# Aim of the task
Return the material word for word. Do not include the pictures.

# Dataset section

______

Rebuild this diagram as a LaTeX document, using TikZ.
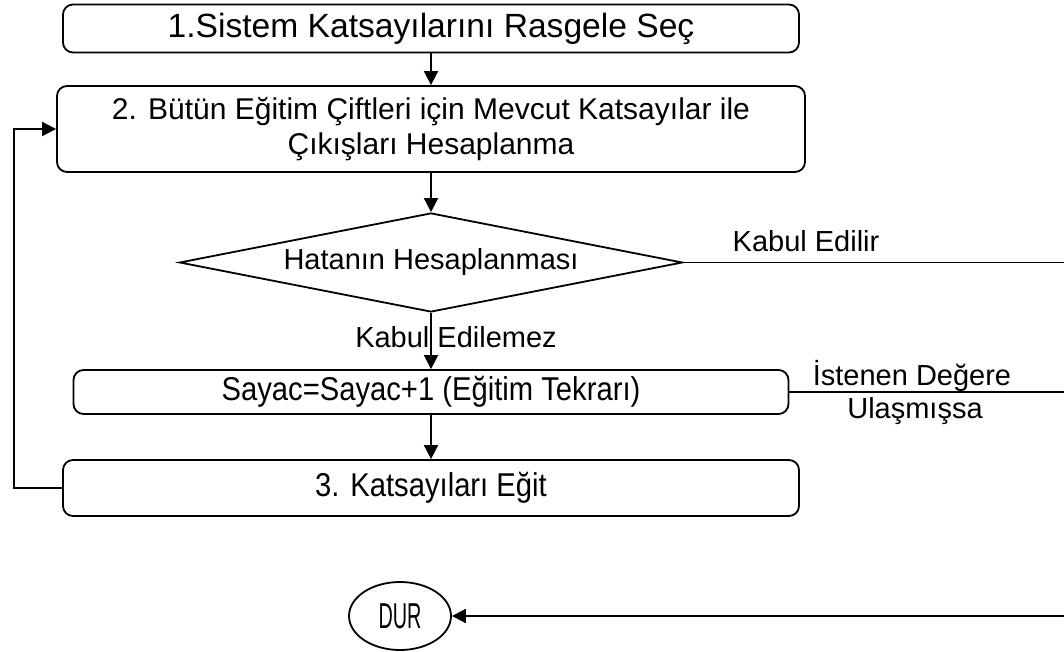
\documentclass[tikz,border=0pt]{standalone}
\usepackage{fontspec}
\setmainfont{Liberation Sans}
\usetikzlibrary{shapes.geometric,arrows.meta}
\newcommand{\dar}[2][0.8]{\scalebox{#1}[1]{#2}}
\begin{document}
\begin{tikzpicture}[x=0.5pt, y=-0.5pt, line width=0.9pt,
    every node/.style={font=\fontsize{14.5pt}{17.5pt}\selectfont},
    kutu/.style={draw, rounded corners=5pt, inner sep=0pt},
    ok/.style={-{Triangle[length=7pt,width=7pt]}}]
  \useasboundingbox (0,0) rectangle (1064,652);
  \node[kutu, minimum width=368pt, minimum height=24pt, font=\fontsize{16.8pt}{20pt}\selectfont] (sec) at (431,28.5) {1.Sistem Katsayılarını Rasgele Seç};
  \node[kutu, minimum width=374pt, minimum height=43pt, align=center, font=\fontsize{15pt}{17.5pt}\selectfont] (hesap) at (431,129) {2. Bütün Eğitim Çiftleri için Mevcut Katsayılar ile\\Çıkışları Hesaplanma};
  \node[draw, shape=diamond, aspect=5.08, inner sep=0pt, minimum width=251.5pt, minimum height=49.5pt] (hata) at (431,262.5) {Hatanın Hesaplanması};
  \node[kutu, minimum width=357.5pt, minimum height=22pt, font=\fontsize{16.5pt}{19pt}\selectfont] (sayac) at (431,392) {\dar[0.885]{Sayac=Sayac+1 (Eğitim Tekrarı)}};
  \node[kutu, minimum width=368pt, minimum height=28pt, font=\fontsize{16.5pt}{19pt}\selectfont] (egit) at (431,488) {\dar[0.885]{3. Katsayıları Eğit}};
  \node[draw, shape=ellipse, inner sep=0pt, minimum width=51pt, minimum height=34pt, font=\fontsize{18pt}{20pt}\selectfont] (dur) at (400,616) {\dar[0.55]{DUR}};
  \coordinate (sag1) at (1064,262.5);
  \coordinate (sag2) at (1064,392);
  \coordinate (sag3) at (1064,616);
  \coordinate (sol1) at (14,488);
  \coordinate (sol2) at (14,129);
  \node (kabul) at (806,241) {Kabul Edilir};
  \node (red) at (456,337) {Kabul Edilemez};
  \node (ist1) at (912,376) {İstenen Değere};
  \node (ist2) at (915,411) {Ulaşmışsa};
  \draw[ok] (sec) -- (hesap);
  \draw[ok] (hesap) -- (hata);
  \draw[ok] (hata) -- (sayac);
  \draw[ok] (sayac) -- (egit);
  \draw[ok] (egit.west) -- (sol1) -- (sol2) -- (hesap.west);
  \draw (hata.east) -- (sag1);
  \draw (sayac.east) -- (sag2);
  \draw[ok] (sag3) -- (dur);
\end{tikzpicture}
\end{document}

______

# Expected answer
Rebuild this diagram as a LaTeX document, using TikZ.
\documentclass[tikz,border=0pt]{standalone}
\usepackage{fontspec}
\setmainfont{Liberation Sans}
\usetikzlibrary{shapes.geometric,arrows.meta}
\newcommand{\dar}[2][0.8]{\scalebox{#1}[1]{#2}}
\begin{document}
\begin{tikzpicture}[x=0.5pt, y=-0.5pt, line width=0.9pt,
    every node/.style={font=\fontsize{14.5pt}{17.5pt}\selectfont},
    kutu/.style={draw, rounded corners=5pt, inner sep=0pt},
    ok/.style={-{Triangle[length=7pt,width=7pt]}}]
  \useasboundingbox (0,0) rectangle (1064,652);
  \node[kutu, minimum width=368pt, minimum height=24pt, font=\fontsize{16.8pt}{20pt}\selectfont] (sec) at (431,28.5) {1.Sistem Katsayılarını Rasgele Seç};
  \node[kutu, minimum width=374pt, minimum height=43pt, align=center, font=\fontsize{15pt}{17.5pt}\selectfont] (hesap) at (431,129) {2. Bütün Eğitim Çiftleri için Mevcut Katsayılar ile\\Çıkışları Hesaplanma};
  \node[draw, shape=diamond, aspect=5.08, inner sep=0pt, minimum width=251.5pt, minimum height=49.5pt] (hata) at (431,262.5) {Hatanın Hesaplanması};
  \node[kutu, minimum width=357.5pt, minimum height=22pt, font=\fontsize{16.5pt}{19pt}\selectfont] (sayac) at (431,392) {\dar[0.885]{Sayac=Sayac+1 (Eğitim Tekrarı)}};
  \node[kutu, minimum width=368pt, minimum height=28pt, font=\fontsize{16.5pt}{19pt}\selectfont] (egit) at (431,488) {\dar[0.885]{3. Katsayıları Eğit}};
  \node[draw, shape=ellipse, inner sep=0pt, minimum width=51pt, minimum height=34pt, font=\fontsize{18pt}{20pt}\selectfont] (dur) at (400,616) {\dar[0.55]{DUR}};
  \coordinate (sag1) at (1064,262.5);
  \coordinate (sag2) at (1064,392);
  \coordinate (sag3) at (1064,616);
  \coordinate (sol1) at (14,488);
  \coordinate (sol2) at (14,129);
  \node (kabul) at (806,241) {Kabul Edilir};
  \node (red) at (456,337) {Kabul Edilemez};
  \node (ist1) at (912,376) {İstenen Değere};
  \node (ist2) at (915,411) {Ulaşmışsa};
  \draw[ok] (sec) -- (hesap);
  \draw[ok] (hesap) -- (hata);
  \draw[ok] (hata) -- (sayac);
  \draw[ok] (sayac) -- (egit);
  \draw[ok] (egit.west) -- (sol1) -- (sol2) -- (hesap.west);
  \draw (hata.east) -- (sag1);
  \draw (sayac.east) -- (sag2);
  \draw[ok] (sag3) -- (dur);
\end{tikzpicture}
\end{document}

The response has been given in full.